MIBI color overlay of 16 weeks gestation decidua sample. A thin and disrupted smooth muscle layer can be seen in blue, and invading fetal cells are denoted in magenta. Fetal cells can be observed within the artery lumen and surrounding it. (Courtesy of Stanford University Department of Pathology)

“That’s amazing because in any other situation, those foreign cells with different proteins and DNA would immediately evoke an immune response,” Greenbaum noted.

To understand this phenomenon, Greenbaum and the others needed to know what cell populations were present in the layer surrounding the pregnancy and what proteins they were expressing. They found that a whopping 50% of the cells in the maternal side of the decidua were immune cells.

“That’s striking. I mean, not many tissues in the body have such a high percentage of immune cells. Not only that, but here, they’re not attacking the pregnancy,” Greenbaum said.

MIBI-TOF (multiplexed ion beam imaging by time of flight) instrument at the Angelo Lab in Palo Alto, California. (Courtesy of Stanford University Department of Pathology)

Thanks to the advanced technology at the team’s disposal, they were able to not only determine the percentage of immune cells at every stage of the first half of pregnancy, but also to identify the specific subpopulations of the maternal and fetal cells in the area and the proteins they express to communicate with one another.

One finding was that some more tolerogenic (tolerant) immune cell populations increase with the advancement of the pregnancy, while others that are considered to be more aggressive decrease.

“This did not surprise me, but we found that some of those proteins expressed have a tolerogenic effect on the immune system in other cases. It was pretty amazing to see some similarities between tolerogenic proteins (such as PD-L1) in the maternal-fetal interface, also play a role in suppressing the immune response in cancer,” Greenbaum said.

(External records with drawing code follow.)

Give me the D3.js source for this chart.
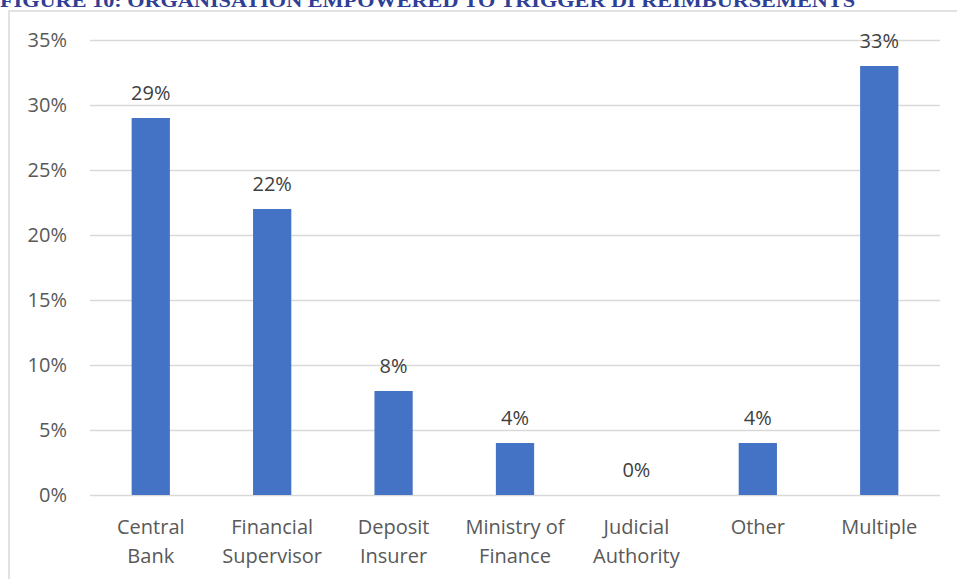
<!DOCTYPE html>
<html><head><meta charset="utf-8">
<script src="https://cdn.jsdelivr.net/npm/d3@7"></script>
<style>body{margin:0;background:#fff}svg{display:block}</style>
</head><body>
<script>
const title = "FIGURE 10: ORGANISATION EMPOWERED TO TRIGGER DI REIMBURSEMENTS";
const categories = [["Central","Bank"],["Financial","Supervisor"],["Deposit","Insurer"],["Ministry of","Finance"],["Judicial","Authority"],["Other"],["Multiple"]];
const values = [29, 22, 8, 4, 0, 4, 33];
const yTicks = [0, 5, 10, 15, 20, 25, 30, 35];

const W = 957, H = 579;
const svg = d3.select("body").append("svg").attr("width", W).attr("height", H);
const font = "'Open Sans', 'Noto Sans', sans-serif";

svg.append("text").attr("x", 0).attr("y", 7)
  .attr("font-family", "'Liberation Serif', serif").attr("font-weight", "bold")
  .attr("font-size", 19).attr("fill", "#2E3F95")
  .attr("textLength", 855).attr("lengthAdjust", "spacingAndGlyphs")
  .text(title);

svg.append("path").attr("d", "M9,579V11H957").attr("fill", "none").attr("stroke", "#d9d9d9").attr("stroke-width", 1.5);

const x = d3.scaleBand().domain(d3.range(categories.length)).range([90, 940]).paddingInner(0.685).paddingOuter(0.343);
const y = d3.scaleLinear().domain([0, 35]).range([495, 40]);

const yAxis = svg.append("g").attr("transform", "translate(90,0)")
  .call(d3.axisLeft(y).tickValues(yTicks).tickSize(-850).tickFormat(d => d + "%"));
yAxis.select(".domain").remove();
yAxis.selectAll(".tick line").attr("stroke", "#d9d9d9").attr("stroke-width", 1.5);
yAxis.selectAll(".tick text").attr("x", -23).attr("fill", "#595959").attr("font-size", 20).attr("font-family", font);

svg.selectAll("rect.bar").data(values).join("rect").attr("class", "bar")
  .attr("x", (d, i) => x(i)).attr("width", x.bandwidth())
  .attr("y", d => y(d)).attr("height", d => y(0) - y(d)).attr("fill", "#4472C4");

svg.selectAll("text.lbl").data(values).join("text").attr("class", "lbl")
  .attr("x", (d, i) => x(i) + x.bandwidth() / 2).attr("y", d => y(d) - 18)
  .attr("text-anchor", "middle").attr("fill", "#404040").attr("font-size", 20).attr("font-family", font)
  .text(d => d + "%");

const cat = svg.selectAll("text.cat").data(categories).join("text").attr("class", "cat")
  .attr("x", (d, i) => x(i) + x.bandwidth() / 2).attr("y", 534)
  .attr("text-anchor", "middle").attr("fill", "#595959").attr("font-size", 20).attr("font-family", font);
cat.selectAll("tspan").data(d => d).join("tspan")
  .attr("x", function() { return this.parentNode.getAttribute("x"); })
  .attr("dy", (d, i) => i === 0 ? 0 : 29).text(d => d);
</script>
</body></html>
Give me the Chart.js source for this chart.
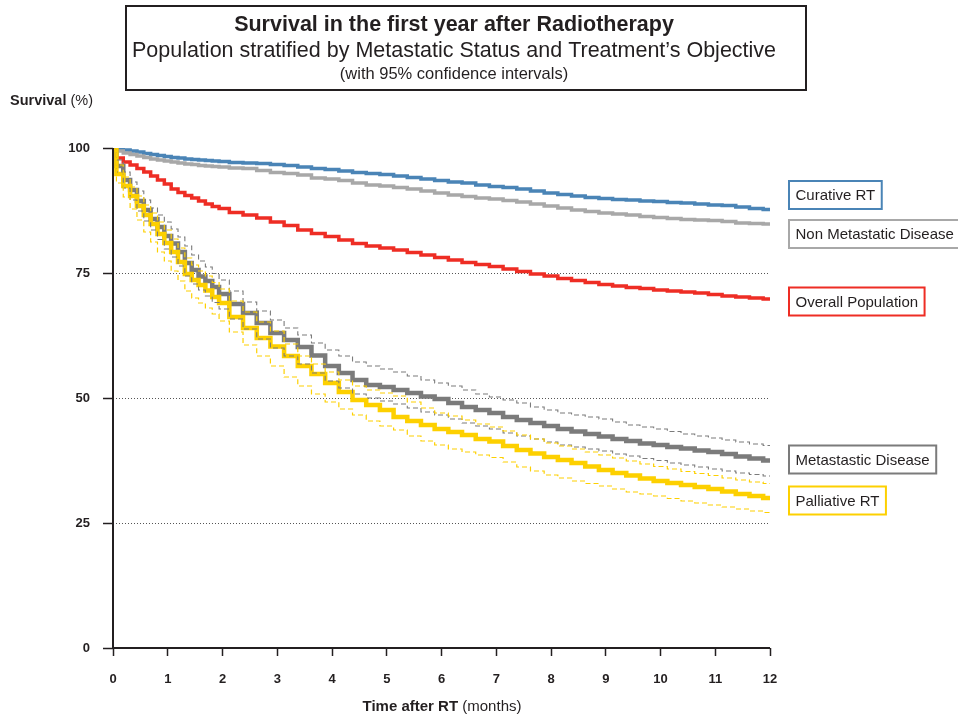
<!DOCTYPE html>
<html>
<head>
<meta charset="utf-8">
<script src="https://cdn.jsdelivr.net/npm/chart.js@4.4.1/dist/chart.umd.min.js"></script>
<style>
  html, body { margin: 0; padding: 0; background: #fff; }
  #wrap { width: 958px; height: 720px; }
</style>
</head>
<body>
<div id="wrap"><canvas id="survChart" width="958" height="720"></canvas></div>
<script>
// time axis (months after RT) - finer in the first two months where curves fall fast
const months = [0, 0.125, 0.25, 0.375, 0.5, 0.625, 0.75, 0.875, 1, 1.125, 1.25, 1.375, 1.5, 1.625, 1.75, 1.875, 2, 2.25, 2.5, 2.75, 3, 3.25, 3.5, 3.75, 4, 4.25, 4.5, 4.75, 5, 5.25, 5.5, 5.75, 6, 6.25, 6.5, 6.75, 7, 7.25, 7.5, 7.75, 8, 8.25, 8.5, 8.75, 9, 9.25, 9.5, 9.75, 10, 10.25, 10.5, 10.75, 11, 11.25, 11.5, 11.75, 12];
const xTicks = [0, 1, 2, 3, 4, 5, 6, 7, 8, 9, 10, 11, 12];
const yTicks = [0, 25, 50, 75, 100];

// survival (%)
const curativeRT = [100, 99.8, 99.6, 99.4, 99.2, 98.9, 98.7, 98.5, 98.3, 98.1, 98.0, 97.8, 97.7, 97.6, 97.5, 97.4, 97.3, 97.1, 97.0, 96.9, 96.7, 96.5, 96.2, 95.9, 95.7, 95.4, 95.1, 94.9, 94.7, 94.4, 94.1, 93.8, 93.5, 93.2, 93.0, 92.6, 92.3, 92.1, 91.8, 91.4, 91.0, 90.7, 90.4, 90.1, 89.9, 89.7, 89.6, 89.4, 89.3, 89.1, 89.0, 88.8, 88.6, 88.5, 88.2, 87.9, 87.7];
const nonMetastatic = [100, 99.4, 99.0, 98.7, 98.4, 98.1, 97.8, 97.6, 97.4, 97.2, 97.0, 96.8, 96.7, 96.5, 96.4, 96.3, 96.2, 96.0, 95.9, 95.5, 95.1, 94.9, 94.6, 94.0, 93.8, 93.5, 93.0, 92.6, 92.4, 92.1, 91.8, 91.4, 91.0, 90.6, 90.3, 90.0, 89.8, 89.5, 89.2, 88.8, 88.4, 88.0, 87.6, 87.3, 87.0, 86.8, 86.6, 86.3, 86.1, 85.9, 85.7, 85.6, 85.5, 85.3, 85.0, 84.9, 84.8];
const overall = [100, 98.0, 97.2, 96.6, 95.9, 95.2, 94.4, 93.6, 92.8, 91.8, 91.1, 90.5, 90.0, 89.4, 88.8, 88.3, 87.9, 87.1, 86.6, 86.0, 85.2, 84.5, 83.6, 82.9, 82.3, 81.6, 80.9, 80.4, 80.0, 79.6, 79.1, 78.6, 78.1, 77.6, 77.1, 76.7, 76.3, 75.8, 75.3, 74.8, 74.4, 73.9, 73.5, 73.1, 72.7, 72.4, 72.1, 71.9, 71.6, 71.4, 71.2, 71.0, 70.7, 70.4, 70.2, 70.0, 69.8];
const metastatic = [100, 96.4, 93.6, 91.6, 89.4, 87.6, 85.8, 84.2, 82.4, 80.9, 79.2, 77.0, 75.6, 74.3, 73.4, 72.2, 70.8, 68.8, 67.0, 65.0, 63.0, 61.6, 60.2, 58.5, 56.4, 55.0, 53.6, 52.6, 52.2, 51.6, 51.0, 50.3, 49.8, 49.0, 48.2, 47.6, 47.0, 46.2, 45.6, 45.0, 44.4, 43.8, 43.3, 42.8, 42.3, 41.8, 41.4, 40.9, 40.6, 40.2, 39.9, 39.5, 39.2, 38.8, 38.3, 37.9, 37.5];
const metastaticHigh = [100, 97.6, 95.2, 93.2, 91.4, 89.6, 88.0, 86.6, 85.2, 83.8, 82.2, 80.4, 78.6, 77.4, 76.2, 74.9, 73.6, 71.4, 69.2, 67.4, 65.6, 64.0, 62.6, 61.0, 59.6, 58.4, 57.2, 56.4, 55.8, 55.2, 54.4, 53.6, 53.0, 52.4, 51.6, 50.8, 50.2, 49.6, 49.0, 48.2, 47.6, 47.0, 46.6, 46.2, 45.8, 45.2, 44.6, 44.2, 43.8, 43.3, 42.8, 42.4, 42.0, 41.6, 41.2, 40.8, 40.5];
const metastaticLow = [100, 95.2, 92.0, 89.6, 87.4, 85.4, 83.6, 81.7, 79.8, 78.2, 76.4, 74.4, 72.8, 71.6, 70.4, 69.1, 67.8, 65.8, 63.8, 61.8, 60.0, 58.4, 56.8, 55.0, 53.4, 52.0, 50.8, 50.0, 49.4, 48.8, 48.0, 47.2, 46.6, 45.8, 45.0, 44.4, 43.8, 43.0, 42.4, 41.8, 41.2, 40.6, 40.2, 39.8, 39.4, 38.8, 38.4, 37.9, 37.5, 37.0, 36.6, 36.2, 35.8, 35.4, 35.0, 34.7, 34.4];
const palliative = [100, 94.8, 92.4, 90.4, 88.4, 86.6, 84.8, 82.8, 81.0, 79.2, 77.2, 74.8, 73.6, 72.6, 71.5, 70.2, 69.0, 66.2, 64.0, 62.0, 60.3, 58.4, 56.4, 54.8, 53.0, 51.2, 49.6, 48.6, 47.6, 46.2, 45.4, 44.6, 43.8, 43.2, 42.6, 41.8, 41.3, 40.4, 39.6, 38.9, 38.2, 37.6, 37.0, 36.3, 35.6, 35.0, 34.5, 33.9, 33.4, 33.0, 32.6, 32.2, 31.8, 31.3, 30.8, 30.4, 30.0];
const palliativeHigh = [100, 96.6, 94.2, 92.2, 90.4, 88.6, 87.0, 85.2, 83.6, 81.8, 80.0, 78.0, 76.6, 75.4, 74.4, 73.1, 71.8, 69.4, 67.2, 65.2, 63.4, 60.8, 58.4, 56.8, 55.2, 53.6, 52.4, 51.6, 51.0, 50.4, 49.2, 48.0, 47.0, 46.4, 45.6, 44.8, 44.2, 43.4, 42.6, 41.8, 41.0, 40.4, 39.8, 39.2, 38.6, 38.0, 37.4, 36.8, 36.3, 35.8, 35.3, 34.9, 34.5, 34.0, 33.6, 33.2, 32.9];
const palliativeLow = [100, 93.0, 90.2, 87.8, 85.6, 83.2, 81.2, 79.2, 77.4, 75.4, 73.4, 71.4, 70.0, 69.0, 68.0, 66.8, 65.4, 63.2, 60.6, 58.4, 56.4, 54.2, 52.4, 50.8, 49.2, 47.8, 46.6, 45.4, 44.4, 43.6, 42.4, 41.4, 40.6, 39.8, 39.2, 38.6, 38.1, 37.2, 36.2, 35.4, 34.6, 34.0, 33.4, 32.9, 32.4, 31.8, 31.2, 30.8, 30.4, 29.9, 29.4, 29.0, 28.6, 28.2, 27.8, 27.4, 27.1];

const seriesNames = ['Curative RT', 'Non Metastatic Disease', 'Overall Population', 'Metastastic Disease', 'Palliative RT'];

const FONT = '"Liberation Sans", Arial, sans-serif';
const INK = '#231f20';
const C_BLUE = '#4a84b6', C_LGRAY = '#a8a8a8', C_RED = '#ee2d24', C_DGRAY = '#7b7b7b', C_YEL = '#fdd000';

const pts = arr => months.map((m, i) => ({ x: m, y: arr[i] }));

function curve(label, arr, color, width, dashed) {
    return {
        label, data: pts(arr), borderColor: color, borderWidth: width,
        borderDash: dashed ? [5, 3] : [], stepped: 'middle',
        pointRadius: 0, fill: false
    };
}

// label boxes at the right of the curves (y = box centre in px)
const boxes = [
    { text: seriesNames[0], color: C_BLUE, y: 195 },
    { text: seriesNames[1], color: C_LGRAY, y: 234 },
    { text: seriesNames[2], color: C_RED, y: 301.5 },
    { text: seriesNames[3], color: C_DGRAY, y: 459.5 },
    { text: seriesNames[4], color: C_YEL, y: 500.5 }
];

function drawParts(ctx, parts, x, y, align) {
    let total = 0;
    parts.forEach(p => { ctx.font = p.font; p.w = ctx.measureText(p.t).width; total += p.w; });
    let cx = align === 'center' ? x - total / 2 : x;
    parts.forEach(p => { ctx.font = p.font; ctx.fillText(p.t, cx, y); cx += p.w; });
}

const decor = {
    id: 'decor',
    beforeDatasetsDraw(chart) {
        // dotted reference lines at 25/50/75
        const { ctx, chartArea: a, scales: { y } } = chart;
        ctx.save();
        ctx.strokeStyle = '#555'; ctx.lineWidth = 1; ctx.setLineDash([1, 2]);
        [25, 50, 75].forEach(v => {
            const py = Math.round(y.getPixelForValue(v)) + 0.5;
            ctx.beginPath(); ctx.moveTo(a.left, py); ctx.lineTo(a.right, py); ctx.stroke();
        });
        ctx.restore();
    },
    afterDraw(chart) {
        const { ctx, chartArea: a } = chart;
        ctx.save();
        // axes
        ctx.strokeStyle = INK; ctx.lineWidth = 2;
        ctx.beginPath(); ctx.moveTo(a.left, a.top); ctx.lineTo(a.left, a.bottom); ctx.lineTo(a.right, a.bottom); ctx.stroke();

        // title box
        ctx.strokeRect(126, 6, 680, 84);
        ctx.fillStyle = INK; ctx.textBaseline = 'middle'; ctx.textAlign = 'left';
        drawParts(ctx, [{ t: 'Survival in the first year after Radiotherapy', font: 'bold 21.5px ' + FONT }], 454, 25, 'center');
        drawParts(ctx, [{ t: 'Population stratified by Metastatic Status and Treatment\u2019s Objective', font: '21.5px ' + FONT }], 454, 51, 'center');
        drawParts(ctx, [{ t: '(with 95% confidence intervals)', font: '16.5px ' + FONT }], 454, 74, 'center');

        // axis titles
        drawParts(ctx, [{ t: 'Survival', font: 'bold 14.5px ' + FONT }, { t: ' (%)', font: '14.5px ' + FONT }], 10, 101, 'left');
        drawParts(ctx, [{ t: 'Time after RT', font: 'bold 15px ' + FONT }, { t: ' (months)', font: '15px ' + FONT }], 442, 707, 'center');

        // series label boxes
        ctx.font = '15px ' + FONT;
        boxes.forEach(b => {
            const w = ctx.measureText(b.text).width + 13;
            ctx.fillStyle = '#fff';
            ctx.fillRect(789, b.y - 14, w, 28);
            ctx.strokeStyle = b.color; ctx.lineWidth = 2;
            ctx.strokeRect(789, b.y - 14, w, 28);
            ctx.fillStyle = INK;
            ctx.fillText(b.text, 795.5, b.y + 1);
        });
        ctx.restore();
    }
};

new Chart(document.getElementById('survChart'), {
    type: 'line',
    data: {
        datasets: [
            curve('Palliative RT upper', palliativeHigh, C_YEL, 1.2, true),
            curve('Palliative RT lower', palliativeLow, C_YEL, 1.2, true),
            curve('Metastatic upper', metastaticHigh, C_DGRAY, 1.1, true),
            curve('Metastatic lower', metastaticLow, C_DGRAY, 1.1, true),
            curve(seriesNames[4], palliative, C_YEL, 4.5, false),
            curve(seriesNames[3], metastatic, C_DGRAY, 4.5, false),
            curve(seriesNames[1], nonMetastatic, C_LGRAY, 3.5, false),
            curve(seriesNames[0], curativeRT, C_BLUE, 3.5, false),
            curve(seriesNames[2], overall, C_RED, 3.5, false)
        ]
    },
    plugins: [decor],
    options: {
        responsive: false,
        animation: false,
        layout: { padding: { left: 0, right: 188, top: 148, bottom: 0 } },
        plugins: { legend: { display: false }, tooltip: { enabled: false }, title: { display: false } },
        scales: {
            x: {
                type: 'linear', min: 0, max: 12,
                afterFit(s) { s.height = 72; },
                afterBuildTicks(s) { s.ticks = xTicks.map(v => ({ value: v })); },
                border: { display: false },
                grid: { drawOnChartArea: false, drawTicks: true, tickLength: 8, tickColor: INK, tickWidth: 1.5 },
                ticks: { color: INK, padding: 16, font: { family: FONT, size: 13, weight: 'bold' } }
            },
            y: {
                min: 0, max: 100,
                afterFit(s) { s.width = 113; },
                afterBuildTicks(s) { s.ticks = yTicks.map(v => ({ value: v })); },
                border: { display: false },
                grid: { drawOnChartArea: false, drawTicks: true, tickLength: 10, tickColor: INK, tickWidth: 1.5 },
                ticks: { color: INK, padding: 13, font: { family: FONT, size: 13, weight: 'bold' } }
            }
        }
    }
});
</script>
</body>
</html>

“It’s unpleasant to compare between a fetus and cancer, but it is really interesting from the biological perspective,” she said.

Now that Greenbaum and her colleagues have mapped out the cells and proteins involved in the normal physiological process of healthy maternal-fetal interface development, it would be possible to make meaningful comparisons to what happens in preeclampsia. MIBI-TOF could make this possible.

“We would look again at placentas from preeclampsia births and hopefully we will spot differences in some of the [cell] populations and in the expression of some interesting proteins that we that we’ve captured. And then we’ll go from there,” Greenbaum said.